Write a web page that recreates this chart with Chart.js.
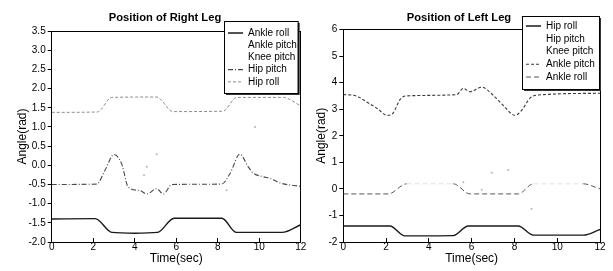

____

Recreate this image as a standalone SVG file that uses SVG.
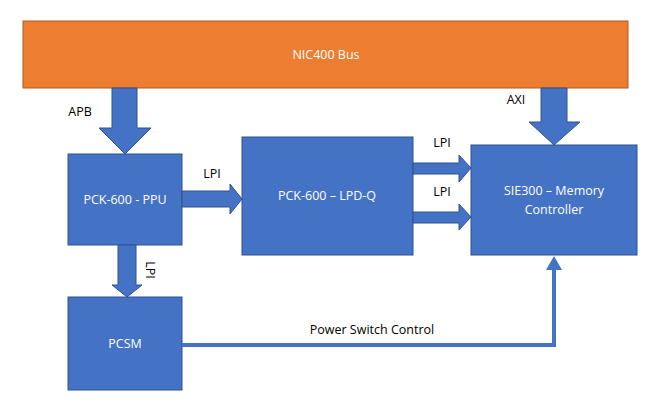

____

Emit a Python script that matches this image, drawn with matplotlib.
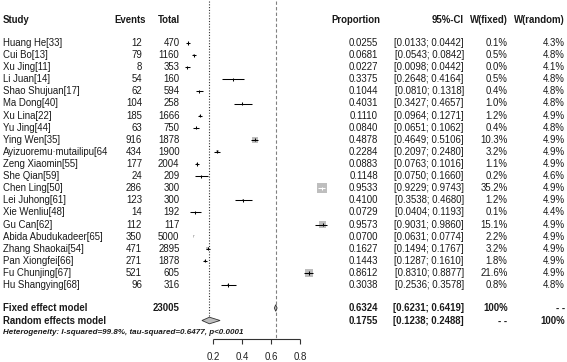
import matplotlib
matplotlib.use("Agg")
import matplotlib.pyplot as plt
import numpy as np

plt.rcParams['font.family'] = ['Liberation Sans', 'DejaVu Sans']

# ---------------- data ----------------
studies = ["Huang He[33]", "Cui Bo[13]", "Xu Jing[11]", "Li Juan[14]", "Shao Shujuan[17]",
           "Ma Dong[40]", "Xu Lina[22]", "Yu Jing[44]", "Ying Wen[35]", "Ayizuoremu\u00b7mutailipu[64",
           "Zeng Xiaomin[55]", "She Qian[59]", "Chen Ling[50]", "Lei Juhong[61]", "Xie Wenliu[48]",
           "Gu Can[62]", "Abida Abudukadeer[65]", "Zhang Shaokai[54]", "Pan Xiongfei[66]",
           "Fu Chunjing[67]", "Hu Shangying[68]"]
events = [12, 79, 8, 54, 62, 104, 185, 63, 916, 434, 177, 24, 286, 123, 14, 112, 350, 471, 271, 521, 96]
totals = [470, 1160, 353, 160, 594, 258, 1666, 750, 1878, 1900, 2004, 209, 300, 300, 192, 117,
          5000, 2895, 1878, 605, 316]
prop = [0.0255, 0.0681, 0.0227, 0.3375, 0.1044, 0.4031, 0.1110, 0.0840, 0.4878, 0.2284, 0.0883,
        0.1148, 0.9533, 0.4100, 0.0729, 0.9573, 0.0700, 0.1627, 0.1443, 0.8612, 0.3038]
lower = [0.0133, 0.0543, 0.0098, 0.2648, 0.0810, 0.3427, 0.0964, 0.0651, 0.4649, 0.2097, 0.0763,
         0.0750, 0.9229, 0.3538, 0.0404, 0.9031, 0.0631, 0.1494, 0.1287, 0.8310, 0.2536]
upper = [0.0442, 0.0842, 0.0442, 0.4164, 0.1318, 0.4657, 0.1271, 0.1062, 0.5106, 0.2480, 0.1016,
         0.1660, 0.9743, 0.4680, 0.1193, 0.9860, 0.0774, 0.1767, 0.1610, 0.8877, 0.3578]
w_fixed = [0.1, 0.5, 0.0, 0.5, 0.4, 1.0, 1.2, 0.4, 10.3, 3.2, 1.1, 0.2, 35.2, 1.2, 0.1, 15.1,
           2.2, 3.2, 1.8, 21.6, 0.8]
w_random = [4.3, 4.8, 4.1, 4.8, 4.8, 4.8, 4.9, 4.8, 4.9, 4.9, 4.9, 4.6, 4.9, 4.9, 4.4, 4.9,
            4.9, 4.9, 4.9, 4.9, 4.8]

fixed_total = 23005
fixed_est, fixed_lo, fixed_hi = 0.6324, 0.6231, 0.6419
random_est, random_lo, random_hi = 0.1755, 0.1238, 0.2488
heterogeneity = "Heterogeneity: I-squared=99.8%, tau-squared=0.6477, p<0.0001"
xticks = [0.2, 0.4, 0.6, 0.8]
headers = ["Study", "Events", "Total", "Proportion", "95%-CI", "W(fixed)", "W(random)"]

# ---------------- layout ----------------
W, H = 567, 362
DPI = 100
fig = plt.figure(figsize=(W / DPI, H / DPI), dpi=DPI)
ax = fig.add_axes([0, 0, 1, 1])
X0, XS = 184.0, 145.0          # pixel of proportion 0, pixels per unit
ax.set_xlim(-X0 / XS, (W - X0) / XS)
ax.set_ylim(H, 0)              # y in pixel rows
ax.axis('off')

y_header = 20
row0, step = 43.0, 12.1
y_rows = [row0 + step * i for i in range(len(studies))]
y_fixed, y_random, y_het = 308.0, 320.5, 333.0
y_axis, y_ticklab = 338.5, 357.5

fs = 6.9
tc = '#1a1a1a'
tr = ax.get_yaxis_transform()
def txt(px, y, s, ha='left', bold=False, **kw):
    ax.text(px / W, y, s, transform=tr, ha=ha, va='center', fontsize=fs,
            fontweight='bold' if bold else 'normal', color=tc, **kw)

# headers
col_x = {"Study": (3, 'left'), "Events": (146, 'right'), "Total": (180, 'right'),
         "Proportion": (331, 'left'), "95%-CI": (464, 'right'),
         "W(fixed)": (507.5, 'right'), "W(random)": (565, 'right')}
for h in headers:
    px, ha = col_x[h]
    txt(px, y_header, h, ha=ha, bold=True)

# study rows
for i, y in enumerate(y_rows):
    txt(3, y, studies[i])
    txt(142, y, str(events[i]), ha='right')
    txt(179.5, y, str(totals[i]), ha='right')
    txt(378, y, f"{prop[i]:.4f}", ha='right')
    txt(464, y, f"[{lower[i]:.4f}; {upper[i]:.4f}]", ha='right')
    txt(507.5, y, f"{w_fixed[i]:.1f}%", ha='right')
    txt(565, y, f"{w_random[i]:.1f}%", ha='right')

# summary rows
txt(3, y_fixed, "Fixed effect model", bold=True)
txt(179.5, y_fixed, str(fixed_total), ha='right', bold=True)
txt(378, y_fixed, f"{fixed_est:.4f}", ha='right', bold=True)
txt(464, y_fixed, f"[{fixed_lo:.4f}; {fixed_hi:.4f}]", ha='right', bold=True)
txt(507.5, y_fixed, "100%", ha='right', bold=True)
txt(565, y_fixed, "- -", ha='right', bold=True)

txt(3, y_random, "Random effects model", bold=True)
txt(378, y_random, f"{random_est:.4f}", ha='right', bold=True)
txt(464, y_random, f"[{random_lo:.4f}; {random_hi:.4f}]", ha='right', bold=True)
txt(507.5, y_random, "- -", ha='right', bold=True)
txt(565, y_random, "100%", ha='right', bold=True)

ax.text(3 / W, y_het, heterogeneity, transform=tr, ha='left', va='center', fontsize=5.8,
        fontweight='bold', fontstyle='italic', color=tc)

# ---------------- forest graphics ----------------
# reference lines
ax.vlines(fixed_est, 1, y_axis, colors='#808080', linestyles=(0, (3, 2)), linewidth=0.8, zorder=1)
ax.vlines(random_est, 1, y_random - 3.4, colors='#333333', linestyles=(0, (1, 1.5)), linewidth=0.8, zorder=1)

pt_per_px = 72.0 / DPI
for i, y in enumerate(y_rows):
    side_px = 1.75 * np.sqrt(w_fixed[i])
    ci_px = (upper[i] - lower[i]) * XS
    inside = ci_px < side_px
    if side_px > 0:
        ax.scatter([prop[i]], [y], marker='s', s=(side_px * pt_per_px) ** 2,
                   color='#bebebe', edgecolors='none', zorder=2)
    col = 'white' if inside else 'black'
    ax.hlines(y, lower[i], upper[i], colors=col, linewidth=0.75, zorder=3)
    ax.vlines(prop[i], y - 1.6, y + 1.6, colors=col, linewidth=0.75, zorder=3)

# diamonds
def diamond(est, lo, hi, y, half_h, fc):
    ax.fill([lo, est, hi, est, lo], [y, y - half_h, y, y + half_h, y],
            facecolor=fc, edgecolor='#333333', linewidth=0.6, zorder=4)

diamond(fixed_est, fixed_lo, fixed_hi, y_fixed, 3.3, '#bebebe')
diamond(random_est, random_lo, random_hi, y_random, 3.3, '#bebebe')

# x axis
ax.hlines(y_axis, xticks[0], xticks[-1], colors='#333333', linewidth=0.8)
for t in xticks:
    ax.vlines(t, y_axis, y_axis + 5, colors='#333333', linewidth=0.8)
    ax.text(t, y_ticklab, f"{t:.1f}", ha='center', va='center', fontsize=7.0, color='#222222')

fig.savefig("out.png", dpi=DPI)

____

Give back exactly the lines from the one containing "Emit a Python" to the one containing "plt.rcParams['font.family'] = ['Liberation", both included, and no pictures.

Emit a Python script that matches this image, drawn with matplotlib.
import matplotlib
matplotlib.use("Agg")
import matplotlib.pyplot as plt
import numpy as np

plt.rcParams['font.family'] = ['Liberation Sans', 'DejaVu Sans']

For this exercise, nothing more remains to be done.